Fahrtman Longstroke rants: Jaguar E-Type hype

70s cars General Bunk
Fahrtman Longstroke is ranting again - this time on the Jaguar E-Type - the crown jewels of the British motor industry. Does he have a point?

Most nostalgia is complete bunkum.

Take the legendary Jaguar E-Type - now undoubtedly iconic and desired by many. Although to be fair most people who desire one have never actually driven one, and certainly never driven one in the hope of getting to an actual destination on time.

Let's start by looking at that remarkable styling - a car so good looking that Enzo Ferrari said it was the most beautiful car in the world, or something like that. And every car 'enthusiast' that I've encountered seems to agree, spewing forth clichés such as 'timeless beauty' and 'classic elegance'.

But just look at it, the wheels are too close together, almost invisibly distant sunk deep into the wheel arches, as if some cheeky scamp had stolen the real wheels and fitted four space savers for a laugh.
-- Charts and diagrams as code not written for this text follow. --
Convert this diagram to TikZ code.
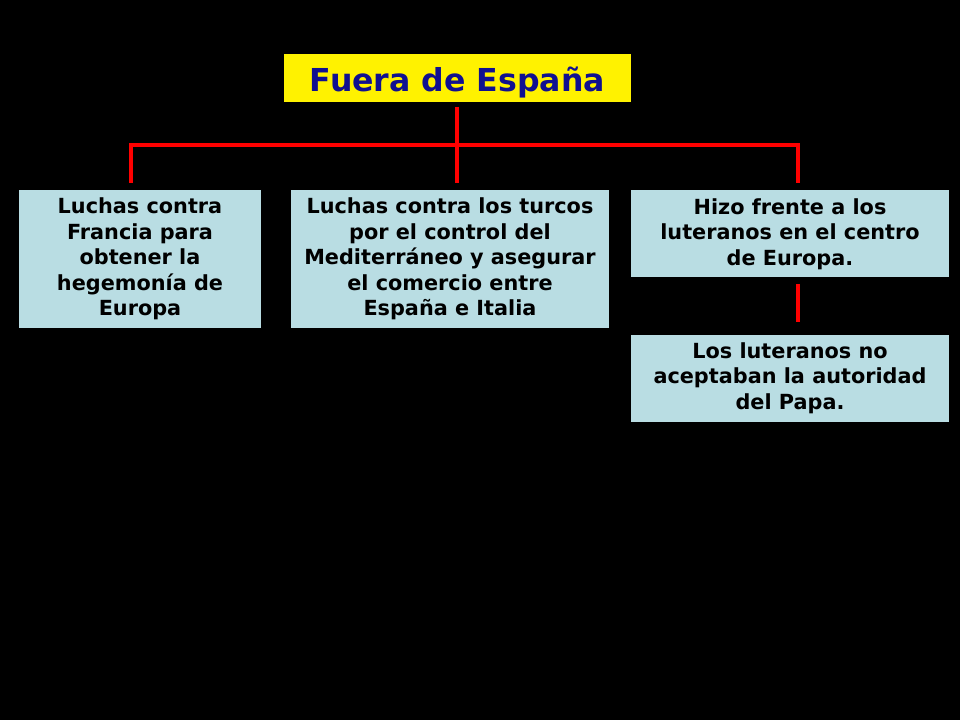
\documentclass[tikz,border=0pt]{standalone}
\usepackage{fontspec}
\setmainfont{DejaVu Sans}
\begin{document}
\begin{tikzpicture}[x=0.75pt,y=-0.75pt,
  boxtxt/.style={fill=boxblue,inner sep=0pt,align=center,font=\bfseries\fontsize{15.6}{19.1}\selectfont,text=black},
  link/.style={draw=red,line width=3pt}]
\definecolor{boxblue}{HTML}{B9DDE3}
\definecolor{titleblue}{HTML}{101090}
\fill[black] (0,0) rectangle (960,720);
\useasboundingbox (0,0) rectangle (960,720);
\node[fill=yellow,inner sep=0pt,minimum width=260.25pt,minimum height=36pt,text height=21pt,text depth=0pt,text=titleblue,font=\bfseries\fontsize{23.7}{28}\selectfont] (title) at (457.5,78) {Fuera de España};
\node[boxtxt,minimum width=181.5pt,minimum height=102.75pt] (b1) at (140,259) {Luchas contra\\Francia para\\obtener la\\hegemonía de\\Europa};
\node[boxtxt,minimum width=238.5pt,minimum height=102.75pt] (b2) at (450,259) {Luchas contra los turcos\\por el control del\\Mediterráneo y asegurar\\el comercio entre\\España e Italia};
\node[boxtxt,minimum width=238.5pt,minimum height=65.25pt] (b3) at (790,234) {Hizo frente a los\\luteranos en el centro\\de Europa.};
\node[boxtxt,minimum width=238.5pt,minimum height=65.25pt] (b4) at (790,378) {Los luteranos no\\aceptaban la autoridad\\del Papa.};
\coordinate (t0) at (457,107);
\coordinate (hm) at (457,145);
\coordinate (hl) at (131,145);
\coordinate (hr) at (798,145);
\coordinate (e1) at (131,183);
\coordinate (e2) at (457,183);
\coordinate (e3) at (798,183);
\coordinate (s3) at (798,284);
\coordinate (e4) at (798,322);
\draw[link] (t0) -- (hm);
\draw[link] (e1) -- (hl) -- (hr) -- (e3);
\draw[link] (hm) -- (e2);
\draw[link] (s3) -- (e4);
\end{tikzpicture}
\end{document}
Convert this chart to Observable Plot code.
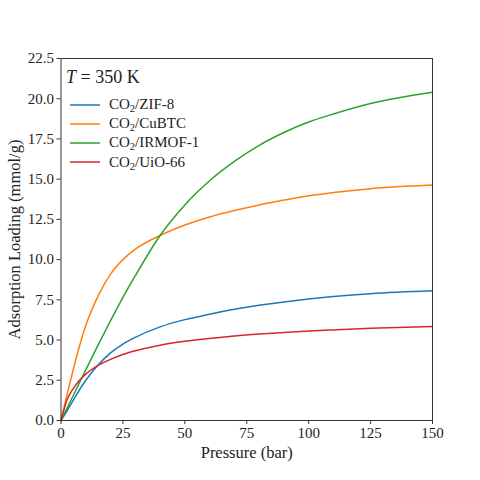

Then there is the hole at the front, some say it looks like a beautiful woman pouting. These are clearly sick people who probably have never seen a woman and certainly should never be allowed near a car without a suitable chaperone equipped with restraints. Let's face it, anyone who forms sexual similes about a car has a deep seated problem. It's a car for goodness sake!

An E-Type Jag with a rather pretty young lady kneeling on the bonnet

Don't get me wrong, there are some nice bits on it - the gently waving line in side profile seems pleasing to the eye, and the way the boot floor tapers and slopes up is nice too. But sexy? Come on, really?

To be fair it does look a little bit animal like, maybe a guppy that has just been startled by getting its tail flattened in a badly located sandwich toaster.

Then there's the windscreen, looks quite nice on the flop top, but stupidly big on the coupé, massively out of proportion like the bulbous forehead of a stereotype mad scientist. The reason being that the low waistline means that most of the driver is sticking out the top. Try the open top with the roof up and your head is crushed. Try with the roof down and all the flies in the world will commit suicide on your forehead. And if it starts raining with the roof down at speed your life will erupt into cold damp misery.


If you want to simulate the interior of an E-Type in a modern car then simply Sellotape about three inches of cardboard to you door card until there is nowhere to put your elbow, adjust the steering wheel to maximum height and full extension, wind the drivers seat fully forward with the seat back upright, then allow four inches of concert to set in the footwell so there is no room for normal sized feet. And don't forget to replace the steering wheel rim with a coat-hanger wrapped in a thin layer of matchsticks.

Then break the heater.

With a bit more effort you can also simulate the driving experience by simply replacing the suspension with a few stout blocks of wood and coating the tyres in a thick layer of lard and letting half the air out.


Yes it was hugely better in the handling department than its contemporaries, and the double wishbone suspension can be made to do wonderful things, but the tub was quite floppy making the whole thing a bit skittery. It stood head and shoulders above its competition mainly because its competition was largely abysmal. Most sports cars of that time had beam axles and cart springs nailed badly onto even more floppy bodies.

It's amazing how much these cars sell for now, I remember a time when you couldn't give them away. In the early ’90s our newsagent used a coupé to move boxes of magazines about in the surprisingly usefully large boot. Even in the '80s it was out-handled by the humble Golf. What's more, a combination of terminal rust, tragically unreliable electrics and high maintenance costs made it a fairly pointless mode of transport.

But rarity makes things more valuable. After all a Ming vase is not much use as a vase but costs a fortune. The rust and poor mechanical durability has killed of most of these obsolete anachronisms, and as fewer and fewer people can actually remember driving one the legend has plenty of space to grow into.
I realise I have probably committed some cardinal sin by daring to speak out about this guppy-faced relic, but hopefully those few who are struggling with their own feelings about this 'car' now feel able to talk about it among understanding friends.